Differential Privacy and Adaptive Data Analysis

Uri Stemmer, Ben-Gurion University

One of the primary enemies of data-driven endeavors is overfitting, which occurs when algorithms begin to "memorize" data rather than "learning" to generalize from a trend. Traditional methods for avoiding overfitting require that the analysis to be performed on a given data set is selected independently of the data itself. In real life, however, the data is often reused adaptively across multiple stages of the analysis, or across different scientific studies.

Recent work by Dwork et al. initiated the formal study of this problem, and related it to the concept of differential privacy. Informally, they showed that differential privacy guarantees generalization, meaning that if the (adaptive) interaction with the dataset is done with differential privacy, then the interaction would not lead to overfitting. Resilience to adaptivity issues follows "for free" from composition theorems for differential privacy.

We will review some known results in this area and highlight the connection to differential privacy.

Reinforcement Learning and Markov Decision Processes

Yishay Mansour, Tel Aviv University

Reinforcement learning studies a dynamic environment, where the learner's actions influence the state of the environment, which in turn influences the future rewards of the learner. The goal of the learner is to maximize the long-term reward. The common model for reinforcement learning is Markov Decision Processes (MDP)

I will give a tutorial on reinforcement learning and MDP. I will (try) and cover the following topics:

  1. Mathematical model of Markov Decision Processes (MDP)
  2. Planning in MDP: computing an optimal policy
  3. Learning in (unknown) MDP
  4. Large (exponential) state MDP
  5. Partially Observable MDP (time permitting)

This tutorial is intended to be interactive with the audience participation :-)

Societal Concerns in Targeted Advertising

Aleksandra Korolova, USC

Targeted advertising finances a large fraction of today’s Internet.
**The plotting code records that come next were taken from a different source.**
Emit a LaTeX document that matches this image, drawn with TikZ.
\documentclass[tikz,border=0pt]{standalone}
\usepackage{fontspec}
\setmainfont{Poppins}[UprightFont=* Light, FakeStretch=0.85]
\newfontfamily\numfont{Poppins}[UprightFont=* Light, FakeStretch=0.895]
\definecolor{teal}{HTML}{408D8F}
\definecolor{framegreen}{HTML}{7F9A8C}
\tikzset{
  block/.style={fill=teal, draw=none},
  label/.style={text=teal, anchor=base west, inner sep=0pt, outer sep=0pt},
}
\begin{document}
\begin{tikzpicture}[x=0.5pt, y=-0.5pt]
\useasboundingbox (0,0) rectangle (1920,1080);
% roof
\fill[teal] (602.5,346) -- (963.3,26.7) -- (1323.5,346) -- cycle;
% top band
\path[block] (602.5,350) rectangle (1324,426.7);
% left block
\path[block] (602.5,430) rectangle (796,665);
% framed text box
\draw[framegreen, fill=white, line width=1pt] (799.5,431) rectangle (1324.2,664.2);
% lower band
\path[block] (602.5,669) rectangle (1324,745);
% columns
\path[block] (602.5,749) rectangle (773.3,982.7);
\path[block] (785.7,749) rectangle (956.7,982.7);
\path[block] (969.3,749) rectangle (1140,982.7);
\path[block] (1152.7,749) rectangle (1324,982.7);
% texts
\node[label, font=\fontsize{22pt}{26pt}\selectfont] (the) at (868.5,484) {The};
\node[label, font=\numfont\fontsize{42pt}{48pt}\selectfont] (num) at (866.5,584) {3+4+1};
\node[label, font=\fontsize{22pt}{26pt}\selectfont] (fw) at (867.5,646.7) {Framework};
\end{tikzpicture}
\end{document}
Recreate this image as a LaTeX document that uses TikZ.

In this talk, I will give an overview of the powerful ad targeting capabilities provided by Facebook, and describe their implications for ability to violate privacy, engage in predatory behaviors and, intentionally or unintentionally, run discriminatory campaigns.

A Tutorial on Fairness for Classification

Michael Kim, Stanford University

As algorithmic prediction systems have become more widespread, so too have concerns that these systems may be discriminatory against groups of people protected by laws and ethics. To address these concerns, there is a growing research effort to define formally what we mean when we say a procedure is ``discriminatory", and to provide algorithms that provably prevent such forms of discrimination.

This tutorial will give an overview of the progress towards establishing these frameworks for fairness in classification systems. We will highlight the main definitions of fairness including notions of group fairness and individual fairness, as well as recent notions interpolating between the two (multigroup fairness). We will compare these notions of fairness in terms of the protections they provide, their efficiency (both computational and information-theoretic), and the degree to which they do (or do not) constrain utility. We will conclude with a discussion of other recent works and open research questions, particularly focusing on connections between fairness and other SCADA topics (e.g. incentives, privacy, adversarial robustness).